Thank you, Massachusetts, for a powerful, and empowering, public health message!
May all of us step up to the challenge of changing our language -- and actions.
The Stigma of Opioid Addiction
from Massachusetts department of Health and Human Services
It’s a huge public health threat – addiction to powerful opioid painkillers. But you can help by changing the way you think about, talk about and treat people with addiction. Words like “junkie,” “addict” and “druggie” can hurt and stand in the way of recovery. There are perceptions that addiction is a personal choice (when in fact it’s a disease), that addiction is a sign of human weakness, or a lack of morals or willpower. While the initial decision to take drugs may be voluntary, neurological changes to the brain restrict a person’s self-control. The disease hinders the ability to resist impulses to take drugs despite harmful consequences.

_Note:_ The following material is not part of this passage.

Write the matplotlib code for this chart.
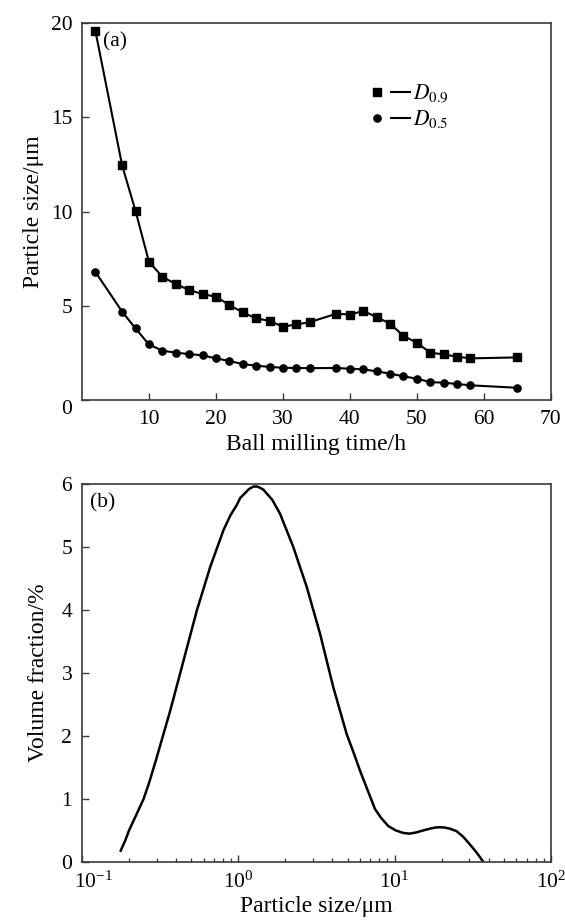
import matplotlib
matplotlib.use("Agg")
import matplotlib.pyplot as plt
from matplotlib.lines import Line2D
from matplotlib.legend_handler import HandlerTuple
from matplotlib.transforms import ScaledTranslation
import matplotlib.ticker as mticker

# (a) particle size vs ball milling time
time_h = [2, 6, 8, 10, 12, 14, 16, 18, 20, 22, 24, 26, 28, 30, 32, 34,
          38, 40, 42, 44, 46, 48, 50, 52, 54, 56, 58, 65]
d09 = [19.6, 12.45, 10.03, 7.34, 6.54, 6.15, 5.84, 5.62, 5.48, 5.04, 4.65,
       4.33, 4.2, 3.89, 4.01, 4.13, 4.58, 4.53, 4.72, 4.4, 4.05, 3.4, 3.04,
       2.51, 2.42, 2.3, 2.21, 2.26]
d05 = [6.8, 4.69, 3.8, 2.95, 2.62, 2.51, 2.44, 2.37, 2.21, 2.07, 1.91,
       1.82, 1.76, 1.71, 1.7, 1.69, 1.7, 1.66, 1.63, 1.52, 1.4, 1.26, 1.13,
       0.95, 0.92, 0.85, 0.78, 0.65]

# (b) particle size distribution
size_um = [0.177, 0.19, 0.20, 0.22, 0.248, 0.27, 0.301, 0.367, 0.447,
           0.543, 0.661, 0.805, 0.89, 0.98, 1.03, 1.10, 1.17, 1.25, 1.32,
           1.38, 1.45, 1.52, 1.65, 1.85, 2.25, 2.74, 3.34, 4.06, 4.94, 5.5,
           6.01, 6.7, 7.5, 8.2, 9.12, 10.2, 11.4, 12.5, 13.8, 15.2, 16.9,
           18.5, 20.5, 22.5, 24.9, 27.5, 30.3, 33.5, 37.0]
vol_frac = [0.18, 0.35, 0.5, 0.72, 1.0, 1.27, 1.66, 2.4, 3.2,
            3.99, 4.68, 5.27, 5.5, 5.67, 5.78, 5.85, 5.92, 5.96, 5.96,
            5.94, 5.91, 5.85, 5.75, 5.53, 5.0, 4.37, 3.62, 2.77, 2.03, 1.72,
            1.45, 1.15, 0.84, 0.7, 0.57, 0.5, 0.46, 0.45, 0.47, 0.5, 0.53,
            0.55, 0.55, 0.53, 0.49, 0.4, 0.28, 0.15, 0.0]

plt.rcParams['font.family'] = ['Liberation Serif', 'DejaVu Serif']
plt.rcParams['mathtext.fontset'] = 'stix'
plt.rcParams['font.size'] = 15.5

spine_col = '#3a3a3a'
label_fs = 17

fig = plt.figure(figsize=(5.65, 9.23), dpi=100)
ax1 = fig.add_axes([0.145, 0.5666, 0.830, 0.4085])
ax2 = fig.add_axes([0.145, 0.0661, 0.830, 0.4095])

for ax in (ax1, ax2):
    for s in ax.spines.values():
        s.set_color(spine_col)
        s.set_linewidth(1.2)
    ax.tick_params(direction='in', length=5, width=1.0, color=spine_col,
                   top=False, right=False, pad=7)
    ax.tick_params(which='minor', direction='in', length=3, width=0.9,
                   color=spine_col, top=False, right=False)

# panel (a)
ax1.plot(time_h, d09, '-s', color='k', lw=1.5, ms=5.2)
ax1.plot(time_h, d05, '-o', color='k', lw=1.5, ms=5.2)
ax1.set_xlim(0, 70)
ax1.set_ylim(0, 20)
ax1.set_xticks([10, 20, 30, 40, 50, 60, 70])
ax1.set_yticks([0, 5, 10, 15, 20])
ax1.set_xlabel('Ball milling time/h', fontsize=label_fs, labelpad=4)
ax1.set_ylabel('Particle size/μm', fontsize=label_fs, labelpad=5)
ax1.text(0.045, 0.95, '(a)', transform=ax1.transAxes, va='center', ha='left')

h09 = (Line2D([], [], marker='s', ls='none', color='k', ms=5.2),
       Line2D([], [], ls='-', color='k', lw=1.5))
h05 = (Line2D([], [], marker='o', ls='none', color='k', ms=5.2),
       Line2D([], [], ls='-', color='k', lw=1.5))
ax1.legend([h09, h05], [r'$D_{0.9}$', r'$D_{0.5}$'],
           handler_map={tuple: HandlerTuple(ndivide=None, pad=0.2)},
           loc='upper left', bbox_to_anchor=(0.585, 0.87), frameon=False,
           borderpad=0, handlelength=2.0, handletextpad=0.15,
           labelspacing=0.15)

# panel (b)
ax2.plot(size_um, vol_frac, '-', color='k', lw=1.8)
ax2.set_xscale('log')
ax2.set_xlim(0.1, 100)
ax2.set_ylim(0, 6)
ax2.set_yticks([0, 1, 2, 3, 4, 5, 6])
ax2.set_xticks([0.1, 1, 10, 100])
ax2.xaxis.set_minor_locator(mticker.LogLocator(base=10, subs=range(2, 10)))
ax2.xaxis.set_minor_formatter(mticker.NullFormatter())
ax2.set_xlabel('Particle size/μm', fontsize=label_fs, labelpad=2)
ax2.set_ylabel('Volume fraction/%', fontsize=label_fs, labelpad=9)
ax2.text(0.018, 0.95, '(b)', transform=ax2.transAxes, va='center', ha='left')

# nudge the corner tick labels so they sit like in the original
fig.canvas.draw()
ax1.get_yticklabels()[0].set_va('top')
lab = ax2.get_xticklabels()[0]
lab.set_transform(lab.get_transform()
                  + ScaledTranslation(8 / 72, 0, fig.dpi_scale_trans))

fig.savefig('out.png', dpi=100)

A stigma is a mark of disgrace that sets a person or a group apart. Stigmas aimed at people with substance use disorders come from many sources including personal shame and disgust at one’s own appearance, behavior and feelings of being unworthy of help, negative labels from friends or family, negative attitudes from healthcare providers, the media, law enforcement, places of work and government agencies.
We are all affected by the current epidemic of opioid addiction. Many of us know someone who struggles with addiction, or who is in treatment. What can we do?
• We can take a stand against stigma.
• We can support treatment opportunities.
• We can encourage people in recovery.
We can talk about addiction with our friends and family.
Each of us can commit to not using hurtful or damaging words about those who struggle with addiction.